Comportamento epidemiológico da doença deve servir como alerta; alta exposição ao coronavírus não garante proteção por muito tempo
Marcus Lacerda
Países grandes tendem a ser mais ricos e mais influentes. Na lógica capitalista, o alto consumo interno faz crescer a economia, sem a dependência estrangeira. Na lógica militar, são mais soldados dispostos a lutar. Na minha lógica federativa, as experiências pelas quais cada estado passa deveriam servir de alerta para os demais. A maior vantagem de termos um país tão vasto é sua complementaridade, sua diversidade.
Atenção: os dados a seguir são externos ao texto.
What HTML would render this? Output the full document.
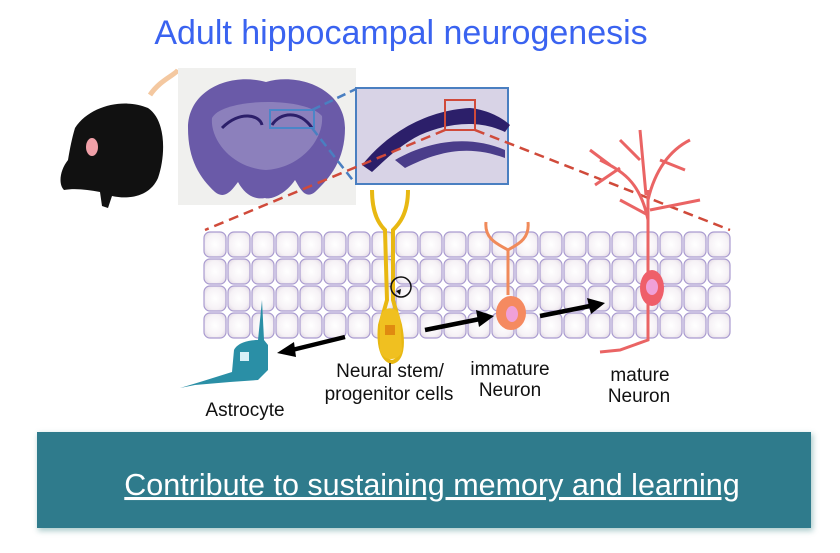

Entenda: O que deu errado em Manaus?
Com o Instituto Butantan, em São Paulo, e a Fiocruz, no Rio de Janeiro, poderemos produzir um número substancial de doses de vacinas contra a Covid-19, em território nacional. Com o apagão no Amapá, certamente aprendemos mais como proteger nossa rede de frio, a fim de não perdermos vacinas, que precisam estar refrigeradas.
E o que aprendemos com as tragédias da pandemia, em Manaus?
Se tivermos um olhar federativo, podemos evitar uma tragédia ainda maior no resto do Brasil. A Amazônia passa por sua sazonalidade de doenças respiratórias justamente nos primeiros meses do ano, portanto sempre houve aqui a necessidade de se vacinar contra o vírus influenza antes dos demais estados.
Trata-se do período mais chuvoso, aqui denominado “inverno amazônico”. Aprendemos que a logística de transporte de gases medicinais em locais mais isolados pode pegar os gestores de surpresa. Aprendemos, sobretudo, que uma alta exposição da população ao vírus não vai garantir proteção coletiva por muito tempo, porque o vírus se sentirá pressionado, e sofrerá mutações decisivas, aumentando a transmissão da doença.
Lamentavelmente hoje a discussão gira em torno do isolamento de Manaus, por causa da variante P1. O deslocamento de pacientes graves para outros estados, pelo governo federal e do Amazonas, tem sido visto como uma ameaça nacional, como se a variante já não estivesse espalhada por aí.
Minha mãe costumava dizer que não adianta trancar a porta depois que o ladrão entrou. Não custa lembrar que o primeiro alerta da nova variante foi dado a partir de turistas japoneses que retornaram ao Japão, provenientes do Amazonas. Se chegou ao Japão, será que não chegou ao nosso maior HUB aéreo, em Guarulhos, antes?
O negacionismo federativo nos fez acreditar que a corrupção no Amazonas foi pior do que no restante do país, que em Manaus se usa menos máscaras do que no Rio de Janeiro, e que as festas de fim de ano aqui foram mais animadas. Até o calor de Manaus virou desculpa para a mutação da variante já amplamente chamada de amazonense, pelos mesmos que criticaram o nome de vírus chinês.
Quando eu era pequeno, havia uma campanha nacional para conhecer a Amazônia. Meus tios de Brasília vinham aqui para comprar, a bons preços, aparelhos de videocassete. Essa foi a mesma época em que tínhamos de nos desviar de Goiânia, por causa do acidente com o césio 137, em uma clínica privada. Foi preciso uma campanha publicitária para que as pessoas voltassem à cidade: ‘Eu amo Goiânia, Goiânia me ama, e você?’
Na minha lógica federativa, se não aprendemos nada ainda com o modelo econômico da Zona Franca de Manaus, nem com o comportamento epidemiológico da Covid-19 por aqui, estaremos fadados como nação a repetir os mesmos erros, e ainda perder muitas vidas nessa tragédia anunciada. “Eu amo Manaus, Manaus me ama, e você?”